How much do you know about court reporting? If you’re one of many certified court reporters, you may know quite a bit. But do you know about the history of the stenography?
The stenograph has been an avid part of a court reporter’s job ever since its integration. It may look quite dated to some, but court reporting could not be done without it.
How did the stenograph first come to be? This revolutionary shorthand machine was in the works for quite some time. It was 1877 by the time that someone perfected it, and Miles Bartholomew has gone down in history to be the first person to invent a working stenograph.
The original model was fine-tuned while patents were quickly secured for it from 1879-1884. Miles had a company in Illinois named the United States Stenograph Corp. that sold the machine. Bartholomew created the corporation around his stenograph invention.
The original style of stenograph was used consistently by writers globally until 1937. These machines each had ten keys, and each of those used counted as a single-letter stroke. As a result, dashes and dots would be created and shorthand via machine was born.
Bartholomew himself was well-suited to invent the machine. You know what they say, necessity is the mother of all invention. Well, Miles was a court reporter, so you can see the impetus to create a machine that would help him and everyone in his field as well do their jobs more efficiently!

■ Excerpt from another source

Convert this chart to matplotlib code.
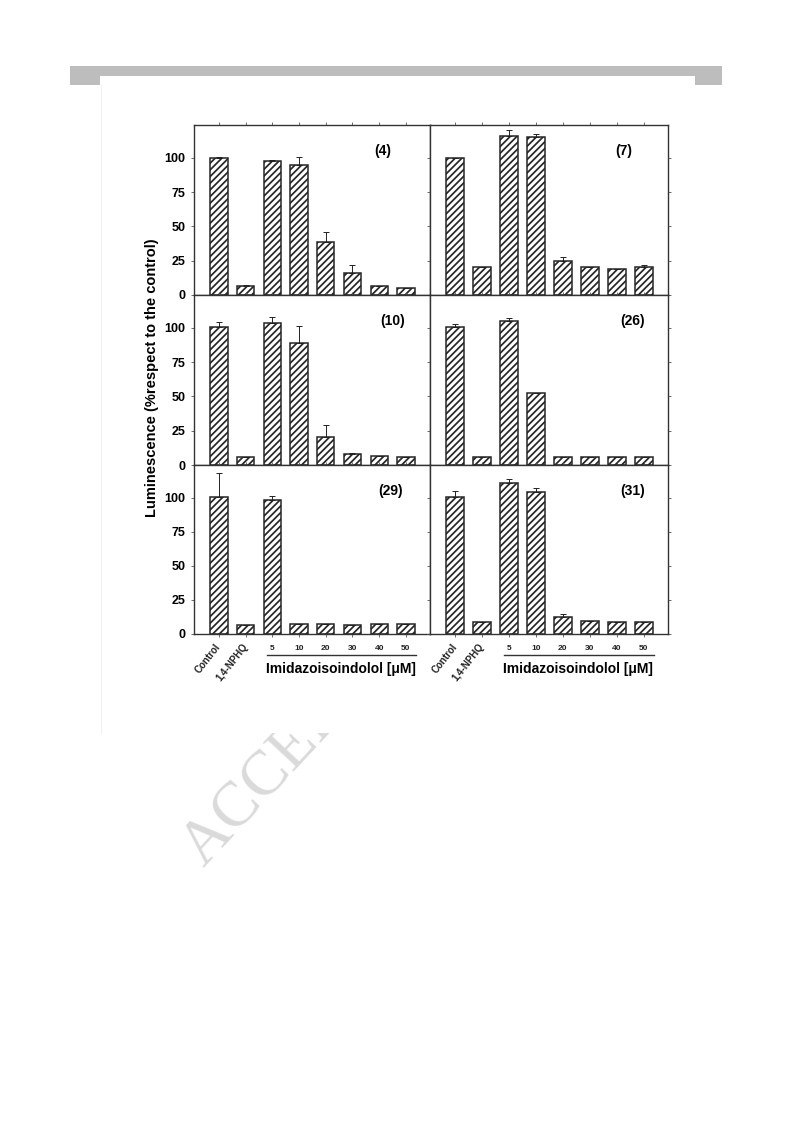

His machine was the first to be officially integrated into the job. It was also used to train future court reporters in some schools, but unfortunately, Bartholomew did not get as much financial success from the invention and sales as expected. However, he accepted that, and was just happy that the tool was helping court reporters to do their job.
He even wrote that public favor had turned to the stenography machine over the pen, letting old prejudices against the machine fade away. However, another shorthand machine from another inventor was on the way.
The Anderson typewriter was created in 1889 by George Kerr Anderson. This time, the stenography machine had a keyboard that would allow the typists to press down more than just one key at the same time. The machine favored English letters over the dots and dashes system as well. Full words and syllables could be taken down with just one stroke.
Shorthand would be sped up, with Anderson channeling the typewriter as design inspiration. While the machine did not gain major traction, it was used in the recording of the inaugural speech of President William McKinley.
In 1911, the Stenotype Shorthand Machine was invented in Ireland by the Universal Stenotype Co. This machine was different from the others. The keyboard was fully depressed, and each stroke could write words and numbers phonetically. It had the least stroke to output ration and even won a national speed contest in 1914 (with a 99.3% accuracy). At 11 lbs., it was lighter than those that came before.
Today, court reporters still use the stenograph daily. Now that you know the history, you can appreciate the machine in its present form and all the changes and updates that came along the way to make it what it is today.